You state that historically, a person affiliated with a RIC that engaged in trading futures contracts or effecting FX Transactions for the RIC could not rely on Section 17(e)(2) and Rule 17e-1 because FX Transactions were not considered to involve “securities” as that term is defined in Section 2(a)(36) of the 1940 Act. You note that we have provided no-action assurances with respect to the receipt of remuneration by futures commission merchants that were affiliated persons of RICs (“Affiliated FCMs”) for effecting such RICs’ transactions in futures contracts and related options, provided that the activities of the Affiliated FCMs otherwise complied with Section 17(e) and Rule 17e-1. You further note that in a 1998 letter to Drinker Biddle & Reath LLP, we provided no-action assurances under Section 17(e) of the 1940 Act to certain RICs utilizing an affiliated broker to effect FX Transactions, based particularly on representations that all such transactions would be conducted in accordance with certain procedures that would satisfy Rule 17e-1, and that the affiliated broker’s commission would not exceed 0.03% of the notional amount of the particular transaction involved. Relief in Drinker was also based, among other things, on the representation that the aforementioned procedures would allow the RICs to consider using an affiliated broker only when the price obtained for an FX Transaction, plus the affiliated broker’s commission, was at least as favorable as the price contemporaneously quoted by an independent source previously selected by the RICs’ trustees.

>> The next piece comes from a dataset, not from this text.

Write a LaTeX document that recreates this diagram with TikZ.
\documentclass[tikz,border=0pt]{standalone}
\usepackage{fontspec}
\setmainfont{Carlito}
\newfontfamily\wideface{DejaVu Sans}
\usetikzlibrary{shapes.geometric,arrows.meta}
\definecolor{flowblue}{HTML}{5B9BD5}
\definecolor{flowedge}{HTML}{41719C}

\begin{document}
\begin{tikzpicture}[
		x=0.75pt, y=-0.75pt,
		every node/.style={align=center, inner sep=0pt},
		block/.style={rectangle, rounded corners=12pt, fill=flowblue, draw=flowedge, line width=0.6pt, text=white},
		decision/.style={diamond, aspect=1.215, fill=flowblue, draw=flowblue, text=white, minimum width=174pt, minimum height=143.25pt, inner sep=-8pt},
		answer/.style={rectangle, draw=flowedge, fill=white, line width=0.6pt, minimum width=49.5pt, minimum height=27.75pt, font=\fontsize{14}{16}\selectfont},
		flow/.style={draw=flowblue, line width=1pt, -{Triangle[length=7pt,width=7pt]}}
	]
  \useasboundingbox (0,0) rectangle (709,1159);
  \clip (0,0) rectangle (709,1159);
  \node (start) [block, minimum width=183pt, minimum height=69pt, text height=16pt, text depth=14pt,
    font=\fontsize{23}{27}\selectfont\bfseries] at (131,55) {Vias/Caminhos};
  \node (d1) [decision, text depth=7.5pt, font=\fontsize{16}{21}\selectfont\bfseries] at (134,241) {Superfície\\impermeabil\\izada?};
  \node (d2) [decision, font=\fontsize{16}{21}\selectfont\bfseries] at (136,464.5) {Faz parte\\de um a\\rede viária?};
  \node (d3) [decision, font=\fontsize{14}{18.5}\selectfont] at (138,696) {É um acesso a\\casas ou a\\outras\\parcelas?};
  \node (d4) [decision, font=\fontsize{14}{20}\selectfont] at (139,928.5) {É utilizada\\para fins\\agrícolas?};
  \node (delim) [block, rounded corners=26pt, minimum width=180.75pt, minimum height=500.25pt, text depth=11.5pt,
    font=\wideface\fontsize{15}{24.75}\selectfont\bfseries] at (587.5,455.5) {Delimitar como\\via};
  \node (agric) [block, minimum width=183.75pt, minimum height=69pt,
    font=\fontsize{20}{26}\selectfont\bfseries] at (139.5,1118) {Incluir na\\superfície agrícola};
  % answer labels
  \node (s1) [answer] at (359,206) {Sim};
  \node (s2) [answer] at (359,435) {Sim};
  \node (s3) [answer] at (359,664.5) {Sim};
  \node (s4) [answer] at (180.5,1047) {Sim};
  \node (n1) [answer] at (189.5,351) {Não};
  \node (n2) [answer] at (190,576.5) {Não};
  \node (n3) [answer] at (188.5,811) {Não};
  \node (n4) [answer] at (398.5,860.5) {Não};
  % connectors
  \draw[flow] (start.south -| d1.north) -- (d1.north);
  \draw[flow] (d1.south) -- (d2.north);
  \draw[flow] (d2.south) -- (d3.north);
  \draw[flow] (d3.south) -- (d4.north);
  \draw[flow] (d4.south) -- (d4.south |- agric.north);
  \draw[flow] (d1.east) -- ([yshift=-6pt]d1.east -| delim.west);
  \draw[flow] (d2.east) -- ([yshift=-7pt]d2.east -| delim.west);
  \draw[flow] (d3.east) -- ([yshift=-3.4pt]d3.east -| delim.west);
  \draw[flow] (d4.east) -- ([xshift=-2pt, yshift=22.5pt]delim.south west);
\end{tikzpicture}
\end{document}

You believe that the key representations in Drinker do not reflect the present operation of the foreign exchange markets, most notably with respect to the principal (rather than agency) nature of the currency market, the availability of relevant market data, and price and commission transparency. You contend that, because of the limited number of agent-participants in the foreign exchange market, and the complex and opaque dealer compensation components of FX Transactions, the requirement in Drinker that the affiliated broker’s commission levels be compared to the commission levels of other currency brokers is unworkable in practice. You represent that there is no formal, centralized mechanism for reporting contemporaneous foreign exchange prices, and that both quoted and executed prices vary widely and often depend on the identity, size and sophistication of the contracting parties.
As an alternative to the framework provided in Drinker, you suggest that it would be consistent with the purposes of the 1940 Act and the intent of Section 17(e) for an affiliated broker to serve as agent to a RIC in connection with FX Transactions, and to receive remuneration within the parameters of Section 17(e)(2). You also describe the manner in which RIIS would propose to comply with Section 17(e)(2) of the 1940 Act and seek best execution for FX Transactions effected on behalf of the Funds, including by the adoption of procedures that are designed to protect the interests of the Funds and their shareholders and to satisfy the requirements of Rule 17e-1. Although we express no view as to whether the procedures you describe satisfy the requirements of Section 17(e)(2) and Rule 17e-1, we note that any such procedures must be reasonably designed to address the concerns that Section 17(e) was intended to address, including the potential that RICs might be managed and operated in the interest of the adviser and its affiliated persons, rather than in the interest of RIC shareholders. We further note that RIIS has a separate, independent duty to seek best execution on behalf of the Funds. Accordingly, based on the facts and representations set forth in your letter, we would not recommend enforcement action to the Commission under Section 17(e) of the 1940 Act if the Funds utilize RIIS to effect FX Transactions as agent for the Funds and, for effecting such transactions, RIIS receives remuneration within the parameters of Section 17(e)(2). We further confirm that the procedures described in Drinker do not represent the sole means by which RIIS may satisfy the requirements of Section 17(e)(2) and Rule 17e-1.
This letter represents our position on enforcement action only, and does not express any legal conclusions on the issues presented. Because our position is based on all of the facts and representations made in your letter, you should note that any different facts or circumstances might require a different conclusion.
 Section 2(a)(3) of the 1940 Act provides that an “affiliated person” of another person means, among other things, any person directly or indirectly controlling, controlled by, or under common control with such other person. Under Section 2(a)(3)(E), any investment adviser of an investment company is an “affiliated person” of such investment company.
 Under Rule 17e-1, a commission, fee or other remuneration generally will be deemed not to exceed the usual and customary broker’s commission if, among other things: (1) such remuneration is reasonable and fair compared to the remuneration received by other brokers in connection with comparable transactions involving similar securities being purchased or sold on a securities exchange during a comparable period of time; and (2) the board of directors of the RIC, including a majority of non-interested directors, adopts procedures which are reasonably designed to provide that such remuneration is consistent with this standard.
 See Hearings Before a Subcommittee of the Committee on Banking and Currency, U.S. Senate, 76th Cong., 3d Sess. 262 (1940); Hearings Before a House Subcommittee of the Committee on Interstate and Foreign Commerce, 76th Cong., 3d Sess. 98 (1940); U.S. v. Deutsch, 451 F.2d 98, 108 (1971), cert. denied, 404 U.S. 1019 (1972).
 You have not asked, and we express no view, as to whether FX Transactions involve “securities” as defined in Section 2(a)(36) of the 1940 Act.
 See Kidder, Peabody Gov’t Income Fund, SEC Staff No-Action Letter (Sept. 15, 1986); Drexel Burnham Lambert, Inc., SEC Staff No-Action Letter (July 28, 1986); Shearson Lehman Bros., Inc., SEC Staff No-Action Letter (Feb. 18, 1986); and Prudential-Bache Gov’t Plus Fund, Inc., SEC Staff No-Action Letter (Sept. 3, 1985).
 Drinker Biddle & Reath LLP, SEC Staff No-Action Letter (Dec. 18, 1998).